— start DATA EXTRACT —
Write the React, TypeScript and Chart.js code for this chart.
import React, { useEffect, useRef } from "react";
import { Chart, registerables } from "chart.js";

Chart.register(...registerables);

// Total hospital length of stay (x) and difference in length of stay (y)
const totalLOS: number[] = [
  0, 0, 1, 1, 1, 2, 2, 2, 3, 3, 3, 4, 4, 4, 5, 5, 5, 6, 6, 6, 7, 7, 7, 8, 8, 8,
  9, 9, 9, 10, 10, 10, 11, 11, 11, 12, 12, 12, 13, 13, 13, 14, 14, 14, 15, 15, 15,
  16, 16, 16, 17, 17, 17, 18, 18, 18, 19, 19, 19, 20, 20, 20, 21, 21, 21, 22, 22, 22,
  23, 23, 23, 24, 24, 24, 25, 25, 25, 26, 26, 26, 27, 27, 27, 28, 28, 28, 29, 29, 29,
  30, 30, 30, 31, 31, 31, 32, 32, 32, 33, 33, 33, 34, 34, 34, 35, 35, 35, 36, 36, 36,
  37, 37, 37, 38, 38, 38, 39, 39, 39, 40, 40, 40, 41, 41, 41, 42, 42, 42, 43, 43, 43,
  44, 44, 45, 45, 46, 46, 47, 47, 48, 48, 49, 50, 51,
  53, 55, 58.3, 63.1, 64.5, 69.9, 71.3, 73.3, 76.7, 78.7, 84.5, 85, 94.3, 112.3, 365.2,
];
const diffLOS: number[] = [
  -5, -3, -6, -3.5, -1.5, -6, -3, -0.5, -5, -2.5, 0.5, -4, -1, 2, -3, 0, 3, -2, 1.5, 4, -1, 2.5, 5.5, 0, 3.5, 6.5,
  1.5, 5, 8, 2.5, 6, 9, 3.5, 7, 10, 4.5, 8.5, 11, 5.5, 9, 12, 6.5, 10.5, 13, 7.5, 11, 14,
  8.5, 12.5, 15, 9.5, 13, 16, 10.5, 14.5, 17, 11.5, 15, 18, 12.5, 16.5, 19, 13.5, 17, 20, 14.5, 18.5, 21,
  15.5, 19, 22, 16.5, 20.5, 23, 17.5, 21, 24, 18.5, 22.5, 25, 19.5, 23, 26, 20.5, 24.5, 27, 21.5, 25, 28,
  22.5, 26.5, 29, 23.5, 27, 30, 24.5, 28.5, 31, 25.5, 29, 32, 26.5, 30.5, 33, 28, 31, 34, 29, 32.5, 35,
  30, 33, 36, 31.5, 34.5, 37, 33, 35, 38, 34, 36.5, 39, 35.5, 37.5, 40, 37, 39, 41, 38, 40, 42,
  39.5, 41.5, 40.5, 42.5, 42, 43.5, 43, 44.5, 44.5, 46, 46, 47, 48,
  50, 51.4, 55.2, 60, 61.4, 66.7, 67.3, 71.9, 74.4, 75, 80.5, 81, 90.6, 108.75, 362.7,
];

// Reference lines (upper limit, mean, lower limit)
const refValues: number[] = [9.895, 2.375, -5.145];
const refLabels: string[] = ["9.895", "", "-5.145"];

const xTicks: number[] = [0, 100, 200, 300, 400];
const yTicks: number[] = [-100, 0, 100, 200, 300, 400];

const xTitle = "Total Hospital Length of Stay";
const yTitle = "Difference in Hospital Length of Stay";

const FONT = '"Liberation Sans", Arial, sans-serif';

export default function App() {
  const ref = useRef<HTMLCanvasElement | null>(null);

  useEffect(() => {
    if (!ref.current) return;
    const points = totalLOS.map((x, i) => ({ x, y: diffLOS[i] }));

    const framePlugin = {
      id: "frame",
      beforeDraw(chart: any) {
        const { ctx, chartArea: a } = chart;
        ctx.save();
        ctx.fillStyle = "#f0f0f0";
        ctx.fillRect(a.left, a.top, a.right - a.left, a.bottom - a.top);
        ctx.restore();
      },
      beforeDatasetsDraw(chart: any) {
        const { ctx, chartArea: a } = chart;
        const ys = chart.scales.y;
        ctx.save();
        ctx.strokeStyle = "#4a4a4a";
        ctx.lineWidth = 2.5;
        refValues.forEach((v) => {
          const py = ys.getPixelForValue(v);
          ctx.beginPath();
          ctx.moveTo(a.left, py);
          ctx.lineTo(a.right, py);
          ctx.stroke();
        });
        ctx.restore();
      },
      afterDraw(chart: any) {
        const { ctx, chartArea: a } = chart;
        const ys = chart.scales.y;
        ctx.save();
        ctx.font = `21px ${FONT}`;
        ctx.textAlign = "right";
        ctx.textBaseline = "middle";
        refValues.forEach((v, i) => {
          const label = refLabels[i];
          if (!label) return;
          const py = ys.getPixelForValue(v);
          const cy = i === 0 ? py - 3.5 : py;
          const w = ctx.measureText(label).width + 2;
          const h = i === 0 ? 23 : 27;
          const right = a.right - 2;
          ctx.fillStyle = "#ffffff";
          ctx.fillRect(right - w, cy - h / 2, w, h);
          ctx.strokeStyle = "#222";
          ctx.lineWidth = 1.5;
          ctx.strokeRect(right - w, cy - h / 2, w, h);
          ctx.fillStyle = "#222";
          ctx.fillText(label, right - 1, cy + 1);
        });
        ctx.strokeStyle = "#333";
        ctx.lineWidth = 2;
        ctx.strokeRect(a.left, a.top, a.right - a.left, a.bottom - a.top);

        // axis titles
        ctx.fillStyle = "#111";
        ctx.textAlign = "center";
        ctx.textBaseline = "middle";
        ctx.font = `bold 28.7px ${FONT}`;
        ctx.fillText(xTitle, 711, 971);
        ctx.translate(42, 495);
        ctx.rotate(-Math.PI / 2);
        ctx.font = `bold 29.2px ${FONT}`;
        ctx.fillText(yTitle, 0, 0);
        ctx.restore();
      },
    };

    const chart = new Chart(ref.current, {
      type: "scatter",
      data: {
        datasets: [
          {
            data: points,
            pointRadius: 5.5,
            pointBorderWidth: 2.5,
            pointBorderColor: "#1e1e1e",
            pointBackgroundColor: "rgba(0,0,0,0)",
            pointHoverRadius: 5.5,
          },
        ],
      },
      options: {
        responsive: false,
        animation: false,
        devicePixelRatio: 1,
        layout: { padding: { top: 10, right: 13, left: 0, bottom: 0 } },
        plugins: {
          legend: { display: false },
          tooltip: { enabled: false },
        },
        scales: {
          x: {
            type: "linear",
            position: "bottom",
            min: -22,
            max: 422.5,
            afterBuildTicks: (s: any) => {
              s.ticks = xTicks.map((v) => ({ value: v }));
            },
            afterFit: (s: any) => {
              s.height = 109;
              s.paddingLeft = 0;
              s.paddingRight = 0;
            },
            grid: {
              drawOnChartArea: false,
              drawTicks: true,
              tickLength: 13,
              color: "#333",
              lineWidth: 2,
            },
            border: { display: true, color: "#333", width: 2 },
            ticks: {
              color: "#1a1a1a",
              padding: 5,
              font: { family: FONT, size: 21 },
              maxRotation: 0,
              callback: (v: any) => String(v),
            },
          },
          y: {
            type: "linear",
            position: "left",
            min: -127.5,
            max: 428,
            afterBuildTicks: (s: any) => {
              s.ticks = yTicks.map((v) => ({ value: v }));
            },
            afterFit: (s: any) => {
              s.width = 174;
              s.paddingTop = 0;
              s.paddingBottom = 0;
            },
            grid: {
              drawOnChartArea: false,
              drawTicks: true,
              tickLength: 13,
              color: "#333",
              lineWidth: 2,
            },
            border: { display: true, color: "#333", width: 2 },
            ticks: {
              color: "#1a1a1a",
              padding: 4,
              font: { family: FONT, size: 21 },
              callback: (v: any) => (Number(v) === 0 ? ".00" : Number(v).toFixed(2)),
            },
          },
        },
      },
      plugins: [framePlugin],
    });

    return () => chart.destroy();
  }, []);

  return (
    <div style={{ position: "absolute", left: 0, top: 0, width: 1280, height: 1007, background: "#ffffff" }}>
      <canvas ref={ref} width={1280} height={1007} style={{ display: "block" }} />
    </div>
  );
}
— end DATA EXTRACT —
Restate the listing exactly, starting at its first line and ending at the line where "Chart.register(...registerables);" occurs; include both and no other lines.

- _WRITTEN ANSWER_:
Write the React, TypeScript and Chart.js code for this chart.
import React, { useEffect, useRef } from "react";
import { Chart, registerables } from "chart.js";

Chart.register(...registerables);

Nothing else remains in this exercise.